When the Centers for Disease Control and Prevention published new guidelines 18 months ago regarding the radiation risk from cellphones, it used unusually bold language on the topic for the American health agency: “We recommend caution in cellphone use.” The agency’s website previously had said that any risks “likely are comparable to other lifestyle choices we make every day.”
But, according to the story in the New York Times, within weeks the C.D.C. reversed course. It no longer recommended caution, and deleted a passage specifically addressing potential risks for children.
Mainstream scientific consensus holds that there is little to no evidence that cellphone signals raise the risk of brain cancer or other health problems. Nevertheless, more than 500 pages of internal records obtained by The New York Times, along with interviews with former agency officials, reveal a debate and some disagreement among scientists and health agencies about what guidance to give as the use of mobile devices skyrockets.
Bernadette Burden, a C.D.C. spokeswoman, said in a statement that the original changes made in June 2014 stemmed from “a C.D.C.-wide effort to make health information for the public easier to understand” but led to confusion that the agency was making a new policy statement. “To correct that misperception and to confirm that C.D.C. had not changed its policy or recommendations, C.D.C. posted a clarification statement,” she said, adding that the cellphone industry did not weigh in before changes were made.
Christopher J. Portier, former director of the National Center for Environmental Health, the C.D.C. division that made the changes, disagreed with the decision to pull back the revised version. “I would not have removed it,” he said in an interview. “I would have been in support of a recommendation that parents look carefully at whether their children need cellphones or not.”
Mr. Portier also served on the International Agency for Research of Cancer, a branch of the World Health Organization that in May 2011 called low-frequency radiation from cellphones and other devices a possible carcinogen. Mr. Portier’s view is not shared by many other experts. While sporadic claims about cellphones and cancer go back several decades, most American organizations echo the Federal Communications Commission, which says radio-frequency energy is not “effectively linked” with “any known health problems.”
John D. Boice Jr., president of the National Council on Radiation Protection and Measurements, said his own research had found “no evidence for associations with brain tumors or any other cancers.”

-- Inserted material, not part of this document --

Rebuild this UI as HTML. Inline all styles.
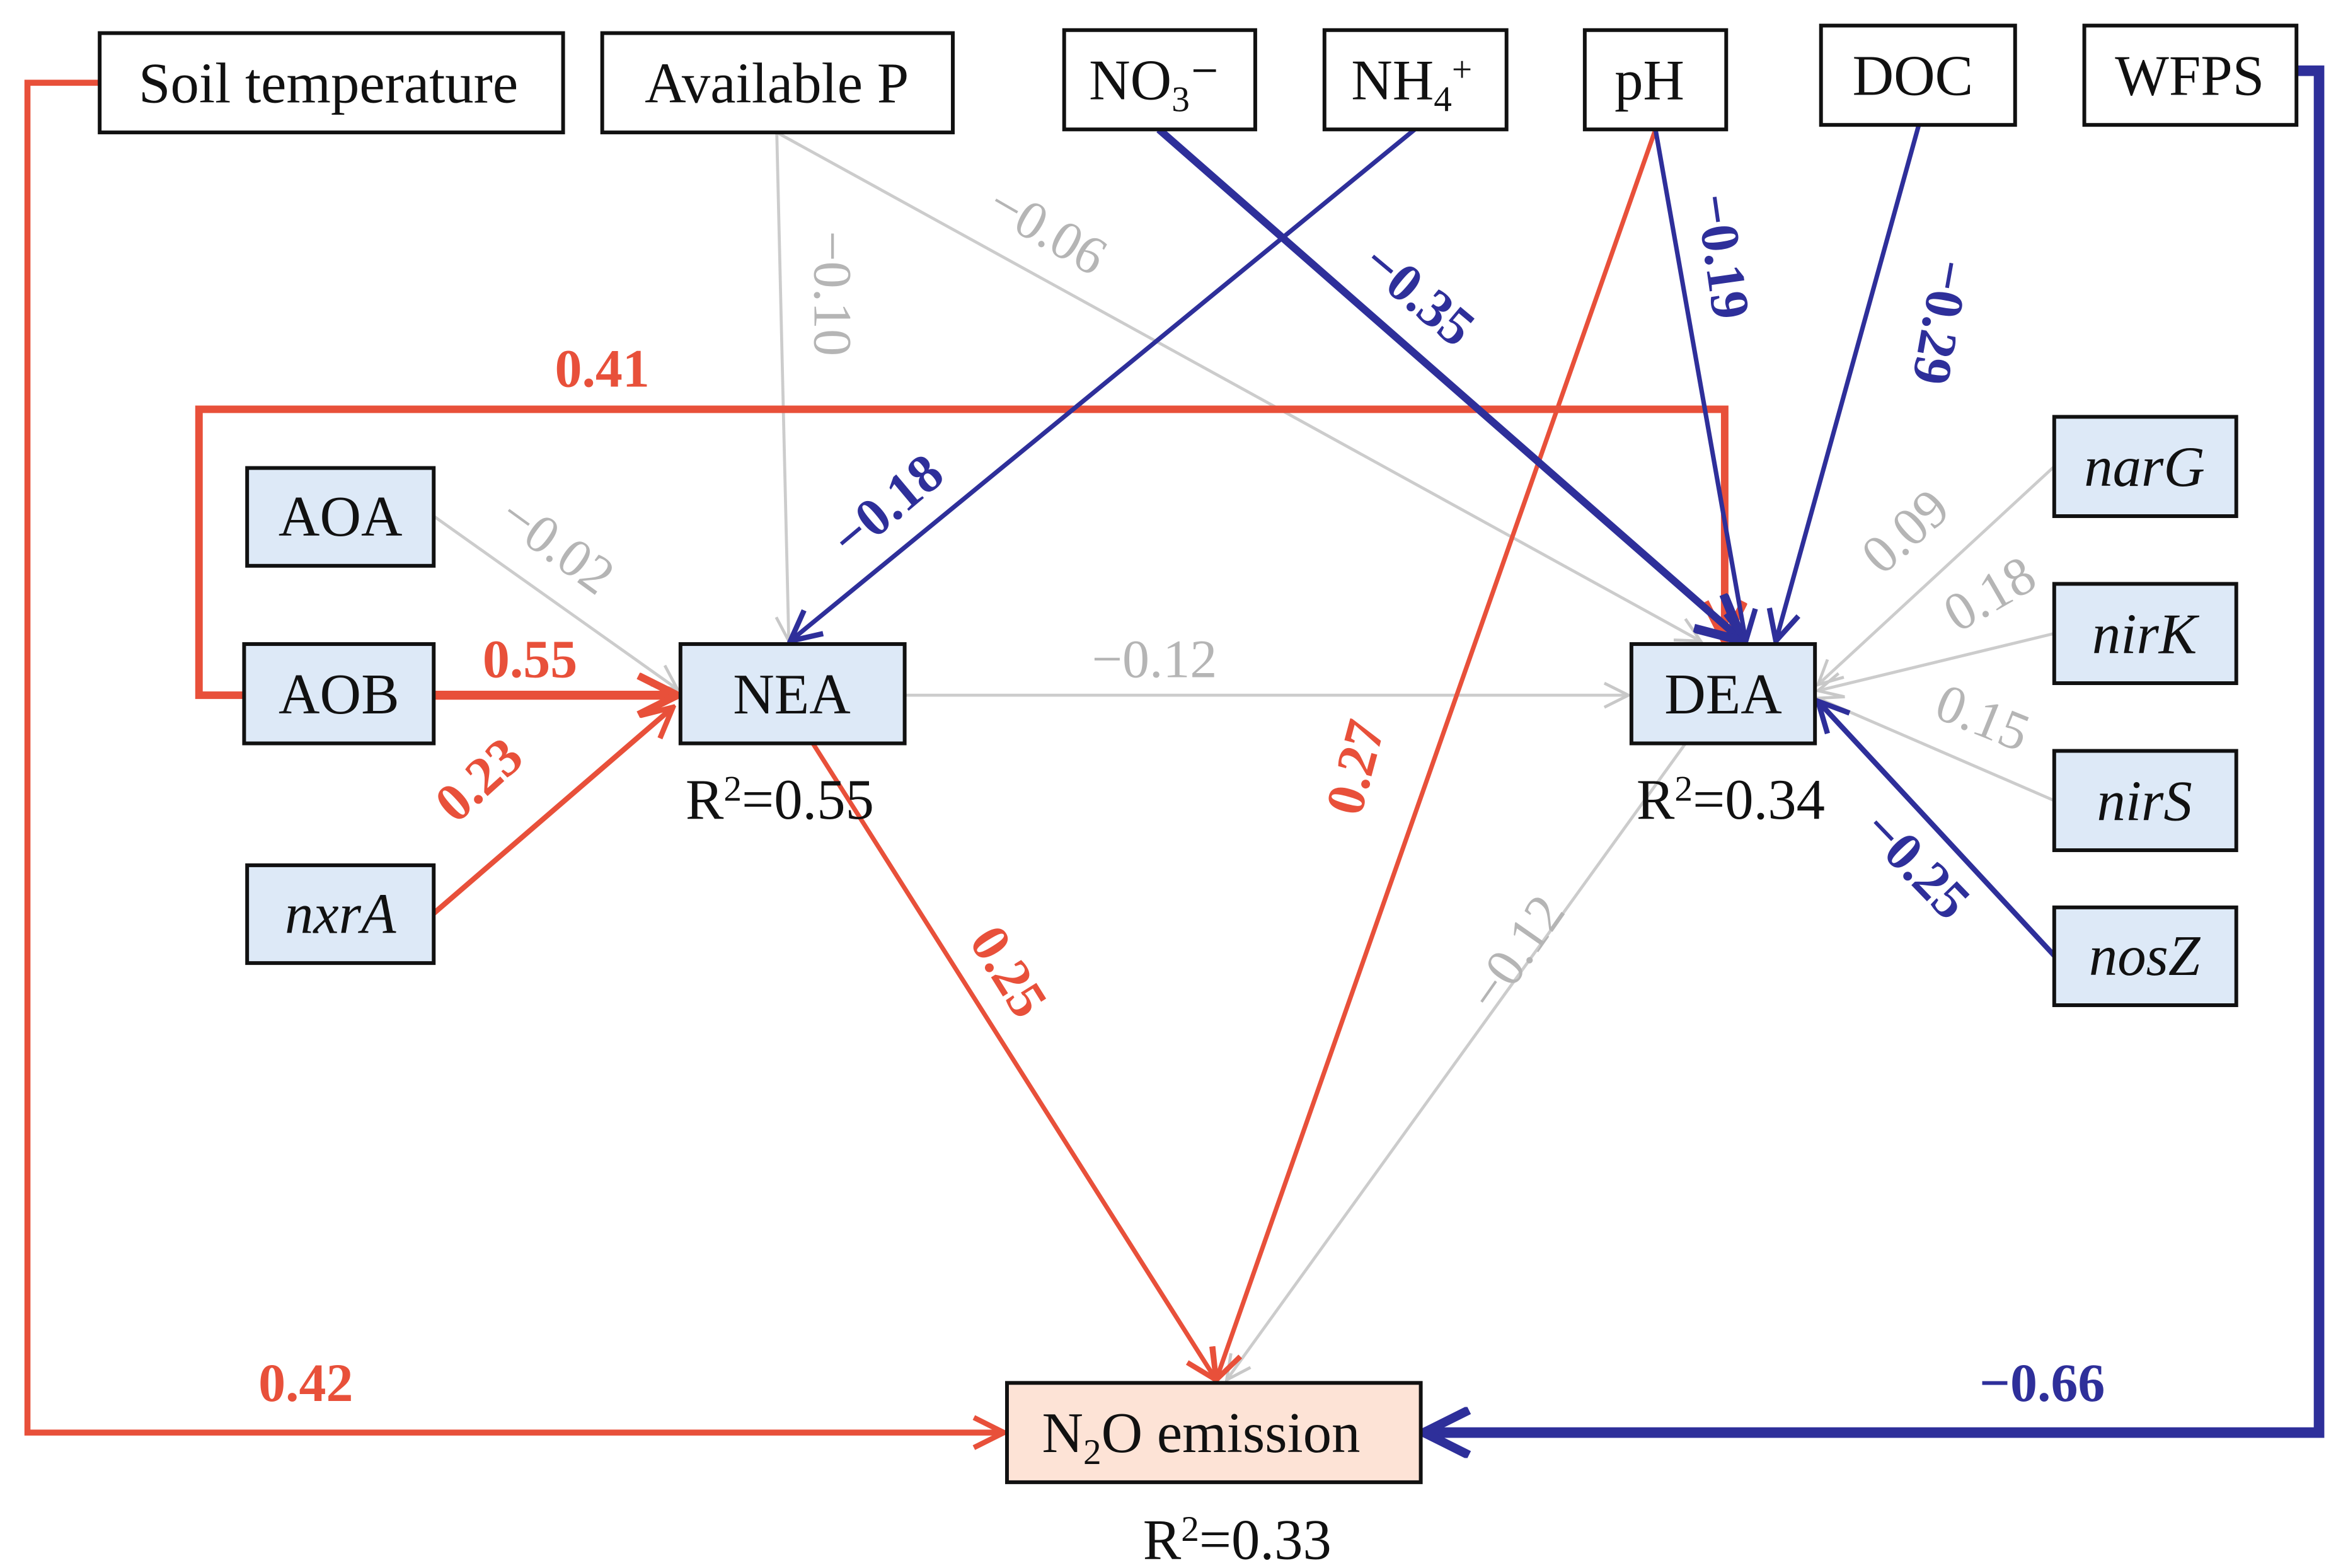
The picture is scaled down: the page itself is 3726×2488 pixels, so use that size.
<!DOCTYPE html>
<html><head><meta charset="utf-8"><style>
html,body{margin:0;padding:0;background:#fff;}
svg{display:block;}
text{font-family:"Liberation Serif","Times New Roman",serif;}
</style></head><body>
<svg width="3726" height="2488" viewBox="0 0 1560 1042" xmlns="http://www.w3.org/2000/svg">
<defs>
<marker id="ar" markerUnits="userSpaceOnUse" viewBox="0 0 24 24" refX="22" refY="12" markerWidth="24" markerHeight="24" orient="auto"><path d="M2,2 L22,12 L2,22" fill="none" stroke="#e8503a" stroke-width="3.5"/></marker>
<marker id="arB" markerUnits="userSpaceOnUse" viewBox="0 0 30 30" refX="28" refY="15" markerWidth="30" markerHeight="30" orient="auto"><path d="M2,2 L28,15 L2,28" fill="none" stroke="#e8503a" stroke-width="5"/></marker>
<marker id="ab" markerUnits="userSpaceOnUse" viewBox="0 0 24 24" refX="22" refY="12" markerWidth="24" markerHeight="24" orient="auto"><path d="M2,2 L22,12 L2,22" fill="none" stroke="#2e2f9a" stroke-width="3.5"/></marker>
<marker id="abB" markerUnits="userSpaceOnUse" viewBox="0 0 34 34" refX="32" refY="17" markerWidth="34" markerHeight="34" orient="auto"><path d="M2,2 L32,17 L2,32" fill="none" stroke="#2e2f9a" stroke-width="6"/></marker>
<marker id="ag" markerUnits="userSpaceOnUse" viewBox="0 0 20 20" refX="18" refY="10" markerWidth="20" markerHeight="20" orient="auto"><path d="M2,2 L18,10 L2,18" fill="none" stroke="#c8c8c8" stroke-width="2"/></marker>
</defs>

<g stroke="#cccccc" stroke-width="2" fill="none">
<line x1="288" y1="343" x2="450" y2="458" marker-end="url(#ag)"/>
<line x1="516" y1="88" x2="524" y2="426" marker-end="url(#ag)"/>
<line x1="516" y1="88" x2="1130" y2="426" marker-end="url(#ag)"/>
<line x1="601" y1="462" x2="1082" y2="462" marker-end="url(#ag)"/>
<line x1="1120" y1="494" x2="815" y2="917" marker-end="url(#ag)"/>
<line x1="1365" y1="310" x2="1208" y2="455" marker-end="url(#ag)"/>
<line x1="1365" y1="421" x2="1208" y2="459" marker-end="url(#ag)"/>
<line x1="1365" y1="532" x2="1208" y2="464" marker-end="url(#ag)"/>
</g>

<g stroke="#e8503a" fill="none">
<polyline points="66,55 18,55 18,952 667,952" stroke-width="4" marker-end="url(#ar)"/>
<polyline points="162,462 132,462 132,272 1146,272 1146,426" stroke-width="5" marker-end="url(#arB)"/>
<line x1="288" y1="462" x2="450" y2="462" stroke-width="6" marker-end="url(#arB)"/>
<line x1="288" y1="607" x2="447" y2="470" stroke-width="3.5" marker-end="url(#ar)"/>
<line x1="1100" y1="86" x2="808" y2="917" stroke-width="3" marker-end="url(#ar)"/>
<line x1="540" y1="494" x2="808" y2="917" stroke-width="3" marker-end="url(#ar)"/>
</g>

<g stroke="#2e2f9a" fill="none">
<polyline points="1526,47 1541,47 1541,952 946,952" stroke-width="7" marker-end="url(#abB)"/>
<line x1="940" y1="86" x2="525" y2="426" stroke-width="3" marker-end="url(#ab)"/>
<line x1="770" y1="86" x2="1158" y2="426" stroke-width="5" marker-end="url(#abB)"/>
<line x1="1100" y1="86" x2="1160" y2="426" stroke-width="3" marker-end="url(#ab)"/>
<line x1="1275" y1="83" x2="1180" y2="426" stroke-width="3" marker-end="url(#ab)"/>
<line x1="1365" y1="635" x2="1208" y2="466" stroke-width="3.5" marker-end="url(#ab)"/>
</g>

<g stroke="#111" stroke-width="2.5">
<rect x="66" y="22" width="308" height="66" fill="#fff"/>
<rect x="400" y="22" width="233" height="66" fill="#fff"/>
<rect x="707" y="20" width="127" height="66" fill="#fff"/>
<rect x="880" y="20" width="121" height="66" fill="#fff"/>
<rect x="1053" y="20" width="94" height="66" fill="#fff"/>
<rect x="1210" y="17" width="129" height="66" fill="#fff"/>
<rect x="1385" y="17" width="141" height="66" fill="#fff"/>
<rect x="164" y="311" width="124" height="65" fill="#dde9f7"/>
<rect x="162" y="428" width="126" height="66" fill="#dde9f7"/>
<rect x="164" y="575" width="124" height="65" fill="#dde9f7"/>
<rect x="452" y="428" width="149" height="66" fill="#dde9f7"/>
<rect x="1084" y="428" width="122" height="66" fill="#dde9f7"/>
<rect x="1365" y="277" width="121" height="66" fill="#dde9f7"/>
<rect x="1365" y="388" width="121" height="66" fill="#dde9f7"/>
<rect x="1365" y="499" width="121" height="66" fill="#dde9f7"/>
<rect x="1365" y="603" width="121" height="65" fill="#dde9f7"/>
<rect x="669" y="919" width="275" height="66" fill="#fde3d6"/>
</g>

<g font-size="38" fill="#111" text-anchor="middle">
<text x="218" y="68">Soil temperature</text>
<text x="516" y="68">Available  P</text>
<text x="767" y="66">NO<tspan font-size="24" dy="8">3</tspan><tspan dy="-8">⁻</tspan></text>
<text x="938" y="66">NH<tspan font-size="24" dy="8">4</tspan><tspan font-size="24" dy="-20">+</tspan></text>
<text x="1096" y="66">pH</text>
<text x="1271" y="63">DOC</text>
<text x="1455" y="63">WFPS</text>
<text x="226" y="356">AOA</text>
<text x="225" y="474">AOB</text>
<text x="226" y="620" font-style="italic">nxrA</text>
<text x="526" y="474">NEA</text>
<text x="1145" y="474">DEA</text>
<text x="1425" y="323" font-style="italic">narG</text>
<text x="1425" y="434" font-style="italic">nirK</text>
<text x="1425" y="545" font-style="italic">nirS</text>
<text x="1425" y="648" font-style="italic">nosZ</text>
<text x="798" y="965">N<tspan font-size="24" dy="8">2</tspan><tspan dy="-8">O emission</tspan></text>
<text x="518" y="544">R<tspan font-size="24" dy="-12">2</tspan><tspan dy="12">=0.55</tspan></text>
<text x="1150" y="544">R<tspan font-size="24" dy="-12">2</tspan><tspan dy="12">=0.34</tspan></text>
<text x="822" y="1036">R<tspan font-size="24" dy="-12">2</tspan><tspan dy="12">=0.33</tspan></text>
</g>

<g font-size="36" text-anchor="middle">
<g fill="#e8503a" font-weight="bold">
<text x="203" y="931">0.42</text>
<text x="400" y="257">0.41</text>
<text x="352" y="450">0.55</text>
<text transform="translate(326,527) rotate(-42)">0.23</text>
<text transform="translate(912,513) rotate(-75)">0.27</text>
<text transform="translate(660,652) rotate(58)">0.25</text>
</g>
<g fill="#2e2f9a" font-weight="bold">
<text x="1357" y="931">−0.66</text>
<text transform="translate(597,345) rotate(-40)">−0.18</text>
<text transform="translate(935,205) rotate(40)">−0.35</text>
<text transform="translate(1133,172) rotate(82)">−0.19</text>
<text transform="translate(1278,212) rotate(100)">−0.29</text>
<text transform="translate(1265,583) rotate(46)">−0.25</text>
</g>
<g fill="#b5b5b5">
<text transform="translate(363,372) rotate(36)">−0.02</text>
<text transform="translate(541,195) rotate(90)">−0.10</text>
<text transform="translate(690,163) rotate(30)">−0.06</text>
<text x="767" y="450">−0.12</text>
<text transform="translate(1017,640) rotate(-55)">−0.12</text>
<text transform="translate(1274,362) rotate(-42)">0.09</text>
<text transform="translate(1328,405) rotate(-30)">0.18</text>
<text transform="translate(1313,488) rotate(22)">0.15</text>
</g>
</g>
</svg>
</body></html>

The European Environment Agency, like some others in Europe, strikes a more cautious tone than American agencies. “Scientific opinion is split on the issue – many different studies have reached different conclusions based on the same evidence,” the European agency says. It advocates “a precautionary approach to policy making in this area.”
The study cited most often is Interphone, a multination review published by the I.A.R.C. in 2010. CTIA, in a statement, noted that Interphone found “over all, no increase in risk.” But Interphone did find “some indications of an increased risk of glioma,” a type of brain tumor, among the heaviest 10 percent of cellphone users, though “the researchers concluded that biases and errors limit the strength of these conclusions and prevent a causal interpretation.”